Prime residential prices remained resilient in the first half of 2025, recording positive price growth of 0.7%
The uncertainty from the financial and geopolitical environment has spilled over into the prime residential market in the first six months of the year. After a strong 2024, acceleration in price growth slowed from 2.2% for the full year to 0.7% in the first half of 2025.
Sales surge
Tokyo’s prime residential market continues to demonstrate strong momentum, underpinned by a persistent supply-demand imbalance. Capital values rose by 8.8% in H1 2025, bringing year-to-date growth to 16.3%. A chronic shortage of new stock, driven by elevated construction costs and labour constraints, has kept inventory levels tight. At the same time, demand remains resilient, particularly among affluent domestic and international buyers who appear largely unaffected by rising interest rates. Continued net migration into the capital further reinforces this demand base, with capital values expected to increase by a further 6% to 7.9% in the second half of the year.
Elsewhere, Berlin, Dubai and Seoul have each recorded capital value growth exceeding 5% in the first half of the year. In Berlin, constrained development activity continues to drive pricing. Dubai’s performance is supported by strong immigration flows and investor confidence, while in Seoul, recent regulatory easing has reignited interest in the prime segment. Across all three cities, robust demand is being met with limited new supply, something likely to persist through the remainder of the year, particularly as elevated construction costs and interest rates continue to suppress development pipelines. Seoul and Dubai are forecast to see capital values grow by at least an additional 4% in H2 2025.
City struggles
While 60% of the cities in the World Cities Index saw positive capital value growth in the first half of the year, many of the markets with price falls only recorded slight declines. Cities with negative price growth tended to be larger cities where residential property of all types can be more costly to obtain, such as London, Paris, Shanghai and Los Angeles.
In the United States, financial market volatility has led to a more cautious approach among both buyers and sellers in the luxury segment. High mortgage rates, elevated home prices and broader macroeconomic uncertainty have slowed the market across the US. While many prime buyers have significant equity and liquidity, the current environment has prompted a more measured pace of activity. Nevertheless, the limited availability of prime residential property—often with unique features and desirable locations—continues to support pricing, even in a slower transactional environment.
Chinese cities
In China, the government has taken a proactive stance in stabilising the real estate sector. A series of policy measures introduced since late 2024 have aimed to ease restrictions and improve market sentiment. These efforts have been particularly effective in the prime segment, where new launches have seen strong uptake and, in some cases, oversubscription. However, broader market demand remains subdued, and overall transaction volumes have declined. Should further stimulus be introduced in the second half of the year, the prime market is well-positioned to benefit, with both pricing and sales volumes likely to improve to varying degrees.

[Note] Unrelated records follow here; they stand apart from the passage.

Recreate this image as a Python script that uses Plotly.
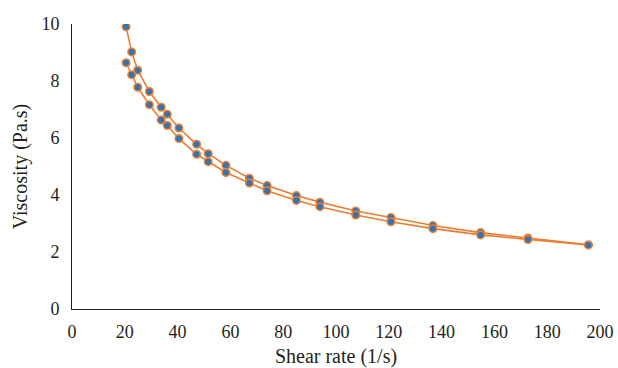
import plotly.graph_objects as go

shear_up = [20.5, 22.6, 24.9, 29.3, 33.8, 36.1, 40.5, 47.2, 51.6, 58.3, 67.2, 73.9,
            85.0, 93.9, 107.5, 120.8, 136.7, 154.8, 172.7, 195.6]
visc_up = [9.90, 9.02, 8.38, 7.63, 7.08, 6.83, 6.35, 5.78, 5.45, 5.04, 4.59, 4.33,
           3.98, 3.75, 3.44, 3.21, 2.93, 2.68, 2.49, 2.25]
shear_down = [20.5, 22.6, 24.9, 29.3, 33.8, 36.1, 40.5, 47.2, 51.6, 58.3, 67.2, 73.9,
              85.0, 93.9, 107.5, 120.8, 136.7, 154.8, 172.7, 195.6]
visc_down = [8.64, 8.22, 7.78, 7.17, 6.63, 6.44, 5.98, 5.43, 5.17, 4.79, 4.42, 4.15,
             3.81, 3.59, 3.30, 3.06, 2.82, 2.60, 2.44, 2.25]

x_ticks = [0, 20, 40, 60, 80, 100, 120, 140, 160, 180, 200]
y_ticks = [0, 2, 4, 6, 8, 10]

ORANGE = "#ED7D31"
BLUE = "#2E75B6"
FONT = "Liberation Serif"
TXT = "#231F20"

fig = go.Figure()
for xs, ys in [(shear_up, visc_up), (shear_down, visc_down)]:
    fig.add_trace(go.Scatter(
        x=xs, y=ys, mode="lines+markers",
        line=dict(color=ORANGE, width=1.6),
        marker=dict(size=7.5, color=BLUE, line=dict(color=ORANGE, width=1.5)),
        showlegend=False,
    ))

fig.update_layout(
    width=618, height=368,
    margin=dict(l=72, r=18, t=24, b=59),
    paper_bgcolor="white", plot_bgcolor="white",
    font=dict(family=FONT, size=18, color=TXT),
    xaxis=dict(
        range=[0, 200], tickvals=x_ticks, showgrid=False, zeroline=False,
        showline=True, linecolor=TXT, linewidth=1, ticks="",
        ticklabelstandoff=6, automargin=False,
        tickfont=dict(family=FONT, size=18, color=TXT),
        title=dict(text="Shear rate (1/s)", font=dict(family=FONT, size=20, color=TXT), standoff=8),
    ),
    yaxis=dict(
        range=[0, 10], tickvals=y_ticks, showgrid=False, zeroline=False,
        showline=True, linecolor=TXT, linewidth=1, ticks="",
        ticklabelstandoff=8, automargin=False,
        tickfont=dict(family=FONT, size=18, color=TXT),
        title=dict(text="Viscosity (Pa.s)", font=dict(family=FONT, size=20, color=TXT), standoff=8),
    ),
)

fig.write_html("out.html")
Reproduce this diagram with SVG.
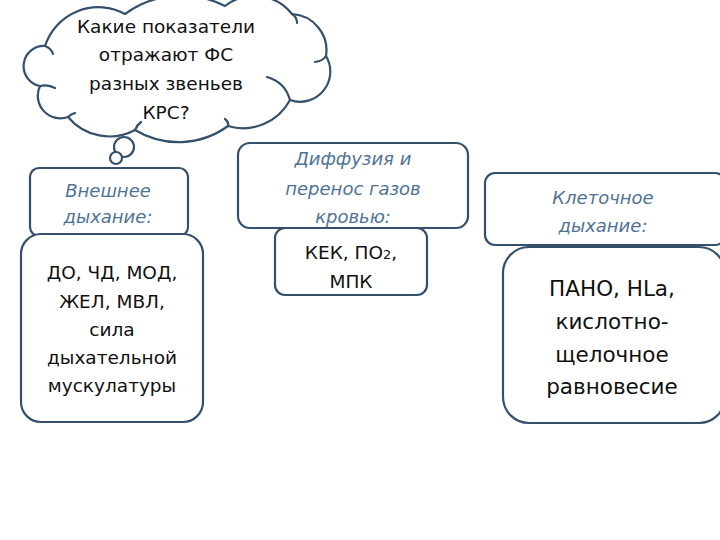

Hong Kong continues to face headwinds, with capital values falling by 3.5% in H1 2025. Despite this decline, the city remains the most expensive in the World Cities Index, with average prime prices of US$3,720 per square foot (€36,700 per square metre). Elevated pricing and ongoing policy uncertainty have contributed to a more subdued performance.
Lifestyle appeal
Cities with strong lifestyle appeal—such as Amsterdam, Cape Town, Lisbon and Sydney have demonstrated resilience in the face of macroeconomic headwinds. Each of these markets has reported positive capital value growth, supported by low levels of prime stock and sustained demand. The lifestyle-driven nature of these markets continues to attract buyers, many of whom are less sensitive to short-term economic fluctuations. This sustained level of demand is likely to support further price growth through the remainder of the year, with each market expected to see growth above 2% in H2 2025 and Cape Town forecast to grow by 6% or more.
Outlook
While 60% of cities in the World Cities Index recorded positive capital value growth in H1 2025, declines in the remaining markets were generally modest and concentrated in larger, more mature cities. As we move into the second half of the year, supply-side constraints, macroeconomic uncertainty and policy responses will continue to shape the trajectory of prime residential markets globally, but prices are expected to remain in positive growth territory with average capital value growth across the 30 cities at 1.5%.